LLM Wiki Pattern

The LLM Wiki Pattern is a method for building personal knowledge bases where an LLM acts as an active maintainer of a persistent, interlinked markdown wiki. Unlike standard RAG (Retrieval-Augmented Generation), it treats knowledge synthesis as a compile-time problem, not a runtime one. The distinction is load-bearing.

Core Components

The pattern is defined by its structure and its functional lifecycle:

wiki-pattern-architecture: The three-layer split between Raw Sources, the Wiki, and the Schema.
wiki-pattern-operations: The functional loop of Ingesting, Querying, and Linting.
the-compounding-artifact: The principle that the knowledge base grows in value with every interaction.

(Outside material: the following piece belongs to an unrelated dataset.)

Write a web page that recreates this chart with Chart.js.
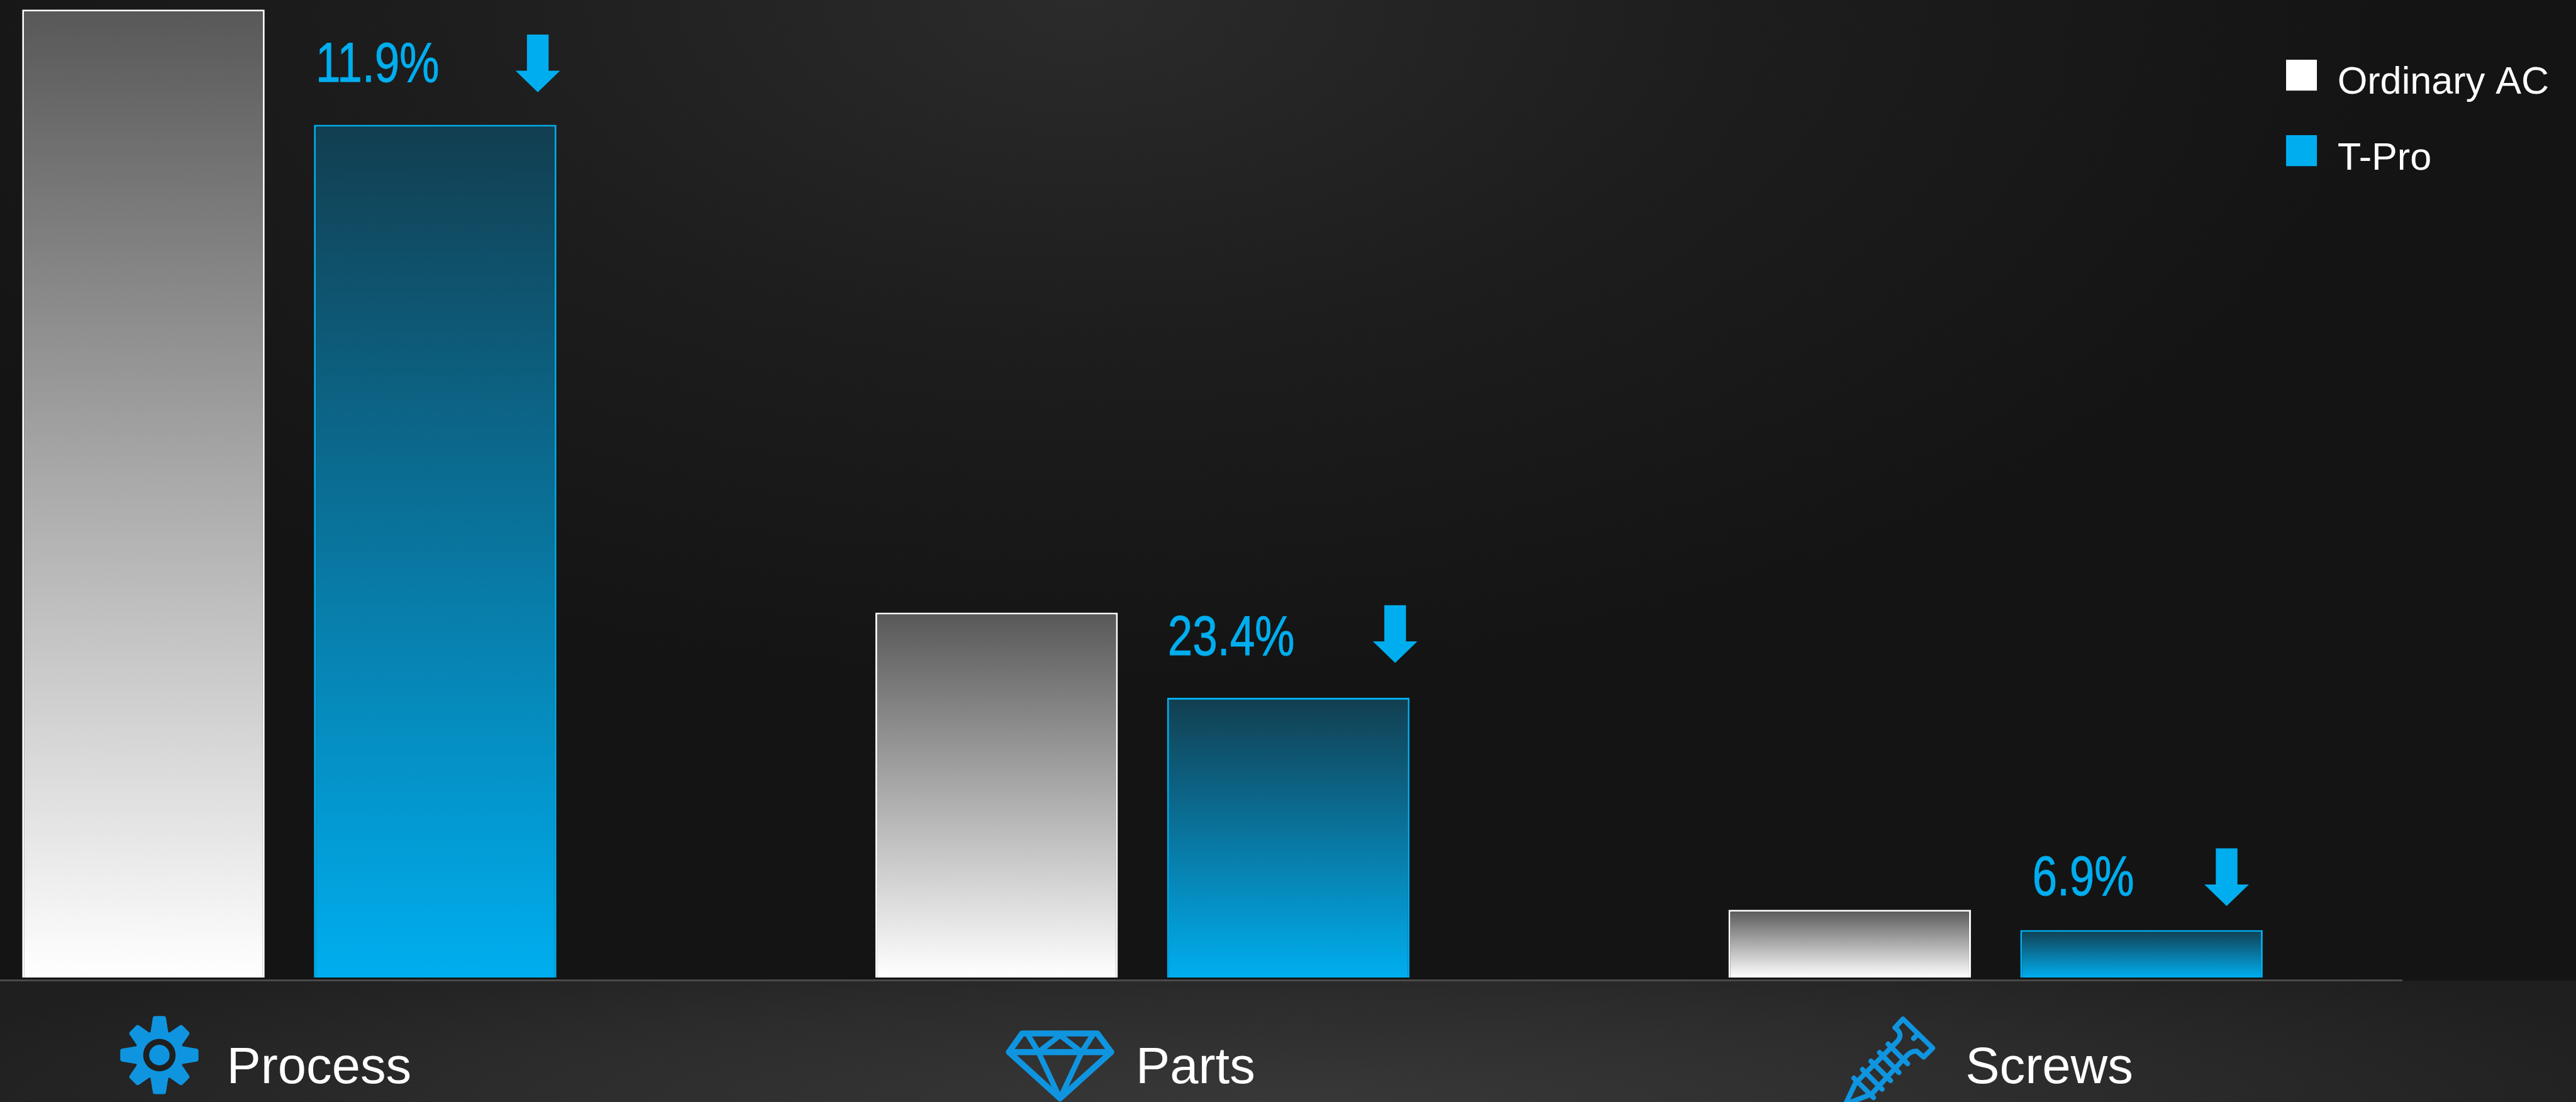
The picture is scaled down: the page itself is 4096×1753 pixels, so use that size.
<!DOCTYPE html>
<html>
<head>
<meta charset="utf-8">
<title>Ordinary AC vs T-Pro</title>
<script src="https://cdn.jsdelivr.net/npm/chart.js@4"></script>
<style>
html, body { margin: 0; padding: 0; width: 4096px; height: 1753px; overflow: hidden; background: #141414; }
#top { position: absolute; left: 0; top: 0; width: 4096px; height: 1560px;
    background: radial-gradient(ellipse 2100px 1100px at 42% 0, #2b2b2b 0%, #1d1d1d 50%, #141414 100%); }
#band { position: absolute; left: 0; top: 1560px; width: 4096px; height: 193px;
    background: radial-gradient(ellipse 2300px 300px at 50% 100%, #383838 0%, #2c2c2c 55%, #1f1f1f 100%); }
#wrap { position: absolute; left: 0; top: 0; width: 4096px; height: 1753px; }
canvas { display: block; }
</style>
</head>
<body>
<div id="top"></div>
<div id="band"></div>
<div id="wrap"><canvas id="chart" width="4096" height="1753"></canvas></div>
<script>
var categories = ['Process', 'Parts', 'Screws'];
var ordinaryAC = [100, 37.7, 7.0];
var tPro = [88.1, 28.9, 4.9];
var reductions = ['11.9%', '23.4%', '6.9%'];

// everything below was measured on the 4283 wide original
var k = 4096 / 4283;
var BLUE = '#00aeef';
var ICON = '#0f95e0';
var FONT = '"Liberation Sans", Arial, sans-serif';

function barGradient(context, topColor, bottomColor) {
    var chart = context.chart;
    if (context.dataIndex === undefined || !chart.scales.y) {
        return bottomColor;
    }
    var y = chart.scales.y;
    var g = chart.ctx.createLinearGradient(0, y.getPixelForValue(context.raw.y), 0, y.getPixelForValue(0));
    g.addColorStop(0, topColor);
    g.addColorStop(1, bottomColor);
    return g;
}

function toPoints(values) {
    return values.map(function(v, i) {
        return { x: i, y: v };
    });
}

// legend text sits lower than its square in the original, so the square is
// painted in the upper part of a taller transparent swatch
function legendSwatch(color) {
    var c = document.createElement('canvas');
    c.width = 49;
    c.height = 75;
    var g = c.getContext('2d');
    g.fillStyle = color;
    g.fillRect(0, 0, 49, 49);
    return c;
}

function drawGear(ctx, cx, cy) {
    ctx.save();
    ctx.translate(cx, cy);
    ctx.fillStyle = ICON;
    ctx.strokeStyle = ICON;
    ctx.lineJoin = 'round';
    ctx.lineWidth = 8;
    for (var i = 0; i < 8; i++) {
        ctx.save();
        ctx.rotate(i * Math.PI / 4);
        ctx.beginPath();
        ctx.moveTo(-11, -36);
        ctx.lineTo(-7, -(i % 2 ? 58 : 61));
        ctx.lineTo(7, -(i % 2 ? 58 : 61));
        ctx.lineTo(11, -36);
        ctx.closePath();
        ctx.fill();
        ctx.stroke();
        ctx.restore();
    }
    ctx.beginPath();
    ctx.arc(0, 0, 41, 0, Math.PI * 2);
    ctx.fill();
    ctx.fillStyle = '#1f1f1f';
    ctx.beginPath();
    ctx.arc(0, 0, 27, 0, Math.PI * 2);
    ctx.fill();
    ctx.fillStyle = ICON;
    ctx.beginPath();
    ctx.arc(0, 0, 17, 0, Math.PI * 2);
    ctx.fill();
    ctx.restore();
}

function polyline(ctx, pts, closed) {
    ctx.beginPath();
    ctx.moveTo(pts[0][0], pts[0][1]);
    for (var i = 1; i < pts.length; i++) {
        ctx.lineTo(pts[i][0], pts[i][1]);
    }
    if (closed) {
        ctx.closePath();
    }
    ctx.stroke();
}

function drawDiamond(ctx, cx, cy) {
    ctx.save();
    ctx.translate(cx, cy);
    ctx.strokeStyle = ICON;
    ctx.lineWidth = 10;
    ctx.lineJoin = 'round';
    polyline(ctx, [[-63, -43], [62, -43], [85, -12], [0, 65], [-85, -12]], true);
    polyline(ctx, [[-85, -12], [85, -12]]);
    ctx.lineWidth = 9;
    polyline(ctx, [[-53, -40], [-36, -12], [0, -40], [36, -12], [54, -40]]);
    polyline(ctx, [[-36, -12], [0, 65], [36, -12]]);
    ctx.restore();
}

function drawScrew(ctx, x0, y0) {
    // path in crop pixels of the 3x zoom, so divide by 3
    ctx.save();
    ctx.translate(x0, y0);
    ctx.scale(1 / 3, 1 / 3);
    ctx.strokeStyle = ICON;
    ctx.lineWidth = 25;
    ctx.lineJoin = 'round';
    ctx.lineCap = 'round';
    ctx.beginPath();
    ctx.moveTo(135, 365);
    ctx.lineTo(345, 155);
    ctx.quadraticCurveTo(375, 120, 332, 88);
    ctx.lineTo(372, 45);
    ctx.lineTo(520, 190);
    ctx.lineTo(475, 235);
    ctx.lineTo(440, 205);
    ctx.quadraticCurveTo(405, 205, 380, 240);
    ctx.lineTo(215, 420);
    ctx.lineTo(85, 470);
    ctx.lineTo(135, 365);
    ctx.stroke();
    var threads = [[298, 170, 395, 268], [255, 212, 352, 312], [212, 255, 310, 352], [170, 297, 268, 395], [127, 340, 225, 437], [425, 142, 447, 120]];
    for (var i = 0; i < threads.length; i++) {
        polyline(ctx, [[threads[i][0], threads[i][1]], [threads[i][2], threads[i][3]]]);
    }
    ctx.restore();
}

function drawArrow(ctx, cx, top, tip, shaft, head) {
    var neck = tip - 36;
    ctx.beginPath();
    ctx.moveTo(cx - shaft, top);
    ctx.lineTo(cx + shaft, top);
    ctx.lineTo(cx + shaft, neck);
    ctx.lineTo(cx + head, neck);
    ctx.lineTo(cx, tip);
    ctx.lineTo(cx - head, neck);
    ctx.lineTo(cx - shaft, neck);
    ctx.closePath();
    ctx.fill();
}

var annotations = {
    id: 'annotations',
    afterDraw: function(chart) {
        var ctx = chart.ctx;
        var meta = chart.getDatasetMeta(1);
        var xs = chart.scales.x;
        // text left from bar left, baseline above bar top, arrow centre from bar right, tip above bar top
        var textDx = [3, 1, 20];
        var textDy = [72, 71, 58];
        var arrowDx = [31, 24, 60];
        var arrowDy = [54, 58, 40];
        ctx.save();
        ctx.scale(k, k);
        ctx.fillStyle = BLUE;
        ctx.strokeStyle = BLUE;
        reductions.forEach(function(r, i) {
            var bar = meta.data[i];
            var left = (bar.x - bar.width / 2) / k;
            var right = (bar.x + bar.width / 2) / k;
            var top = bar.y / k;
            ctx.save();
            ctx.translate(left + textDx[i], top - textDy[i]);
            ctx.scale(0.8, 1);
            ctx.font = '93px ' + FONT;
            ctx.textAlign = 'left';
            ctx.textBaseline = 'alphabetic';
            ctx.lineWidth = 1;
            ctx.fillText(r, 0, 0);
            ctx.strokeText(r, 0, 0);
            ctx.restore();
            var tip = top - arrowDy[i];
            drawArrow(ctx, right - arrowDx[i], tip - 96, tip, 18, 37);
        });

        // category labels with their icons, hung off the x scale
        var labelDx = [-104, -11, -50];
        ctx.fillStyle = '#ffffff';
        ctx.font = '85px ' + FONT;
        ctx.textAlign = 'left';
        ctx.textBaseline = 'alphabetic';
        categories.forEach(function(c, i) {
            ctx.fillText(c, xs.getPixelForValue(i) / k + labelDx[i], 1802);
        });
        drawGear(ctx, xs.getPixelForValue(0) / k - 216, 1755);
        drawDiamond(ctx, xs.getPixelForValue(1) / k - 137, 1762);
        drawScrew(ctx, xs.getPixelForValue(2) / k - 278, 1680);
        ctx.restore();
    }
};

// chartArea legend has no offset option, so it gets moved into the top right corner here
var legendPadding = 59;
var legendCorner = {
    id: 'legendCorner',
    afterLayout: function(chart) {
        var l = chart.legend;
        l.left = 3801 * k - legendPadding - 2;
        l.right = l.left + 520 * k;
        l.top = 102 - legendPadding;
        l.bottom = l.top + l.height;
    }
};

new Chart(document.getElementById('chart'), {
    type: 'bar',
    data: {
        datasets: [{
            label: 'Ordinary AC',
            data: toPoints(ordinaryAC),
            backgroundColor: function(c) { return barGradient(c, '#585858', '#ffffff'); },
            borderColor: '#ffffff',
            borderWidth: 3
        }, {
            label: 'T-Pro',
            data: toPoints(tPro),
            backgroundColor: function(c) { return barGradient(c, '#123e50', BLUE); },
            borderColor: BLUE,
            borderWidth: 3
        }]
    },
    options: {
        responsive: false,
        animation: false,
        categoryPercentage: 0.684,
        barPercentage: 0.831,
        layout: { padding: { left: 0, top: 0, right: (4283 - 3994) * k, bottom: (1833 - 1631) * k } },
        scales: {
            x: {
                type: 'linear',
                offset: false,
                min: -481 / 1418.5,
                max: (3994 - 481) / 1418.5,
                afterBuildTicks: function(scale) {
                    scale.ticks = categories.map(function(c, i) {
                        return { value: i, label: c };
                    });
                },
                afterFit: function(scale) {
                    scale.height = 0;
                },
                grid: { display: false },
                ticks: { display: false },
                border: { display: true, color: '#4a4a4a', width: 3 }
            },
            y: {
                display: false,
                min: -0.31,
                max: 100.99
            }
        },
        plugins: {
            tooltip: { enabled: false },
            legend: {
                position: 'chartArea',
                align: 'start',
                padding: 0,
                labels: {
                    color: '#ffffff',
                    boxWidth: 49,
                    boxHeight: 49,
                    padding: legendPadding,
                    usePointStyle: true,
                    pointStyleWidth: 53,
                    font: { family: FONT, size: 64 * k },
                    generateLabels: function() {
                        return [
                            { text: 'Ordinary AC', pointStyle: legendSwatch('#ffffff'), fontColor: '#ffffff', datasetIndex: 0 },
                            { text: 'T-Pro', pointStyle: legendSwatch(BLUE), fontColor: '#ffffff', datasetIndex: 1 }
                        ];
                    }
                }
            }
        }
    },
    plugins: [legendCorner, annotations]
});
</script>
</body>
</html>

The Case Against Vector-Only RAG

A vector database is a lossy compression of meaning. It maps text into a high-dimensional space where proximity is a proxy for semantic similarity — but proximity is not equivalence, and approximation is not understanding.

The structural problems with pure vector retrieval:

No graph. Chunks float in an undifferentiated space. There is no concept of "this idea connects to that idea via a specific, named relationship." A wiki link is a typed edge. A vector neighbor is a statistical correlation.

No provenance. A retrieved chunk carries no author, no date, no status. The agent cannot know whether it is reading a settled conclusion, a speculative draft, or a retracted hypothesis. YANP frontmatter encodes this metadata explicitly and durably.

No auditability. When a vector database is updated, the mutation is invisible. There is no diff, no commit, no reviewable change. Every wiki mutation is a git commit — inspectable, reversible, attributable to a specific agent at a specific time.

No centrality. All chunks are equal peers in a vector space. A wiki graph has hubs — notes with many inbound links that represent settled, load-bearing knowledge. The link graph is a natural importance signal that vectors cannot replicate.

Auditable Memory: The Git Invariant

The wiki's most underappreciated property is auditability. Every synthesis the LLM produces is a git diff. This creates the Git Invariant:

> Any change to the knowledge base is traceable to a specific agent, at a specific time, with a specific rationale preserved in the commit message.

This is not an academic distinction. It means:

Regressions are catchable: if a note encodes an incorrect conclusion, git blame traces the error to its source commit.
Multi-agent collaboration is safe: when Gemini and Claude both edit the vault, write conflicts are resolved by merge, not by silent overwrite.
The human retains a hard gate: changes do not propagate until git push. No vector database offers this control point.

The Compounding Artifact depends on auditability. A knowledge base that cannot be inspected cannot be trusted. A knowledge base that cannot be trusted cannot compound.

Ahead-of-Time vs. Just-In-Time Synthesis

RAG defers synthesis to query time. Every query triggers: retrieve → stuff context → LLM synthesizes. This is Just-in-Time (JIT) — cheap to populate, expensive and inconsistent to query. Synthesis quality varies by query phrasing, context window pressure, and the retrieval lottery.

The LLM Wiki Pattern inverts this. Contradictions are resolved at ingestion. Cross-references are established during triage. Emergent theories are extracted and promoted to permanent notes before anyone asks for them. This is Ahead-of-Time (AOT) Synthesis — expensive to maintain, cheap and deterministic to read.

The wiki is a pre-compiled knowledge graph. When a query arrives, the synthesis work is already done. The inference call becomes verification, not discovery.

The Thin Node Problem

A "Thin Node" is a hub note that connects many ideas but contains no original synthesis. It is a junction without substance — a table of contents masquerading as an essay.

Thin Nodes are dangerous precisely because they look healthy. The graph shows high connectivity. The content is hollow. The solution is deliberate densification: every hub must contain Vulture Theory — original argument derived from the connections it manages, not merely a list of them.

A hub that lists its neighbors without synthesizing them is a map with no terrain. It tells you where things are. It does not tell you what they mean together.

Connection to History

The pattern descends from Vannevar Bush's memex (1945) — specifically the concept of "associative trails" between documents — and Douglas Engelbart's augmenting-human-intellect program. The key difference is execution: Bush imagined microfilm and mechanical linkage; we have markdown, git, and LLMs operating at token scale.

The zettelkasten method provides the atomicity principle: one idea per note, explicit links between notes. The LLM adds the active maintenance layer that Luhmann had to perform manually across decades of physical slips.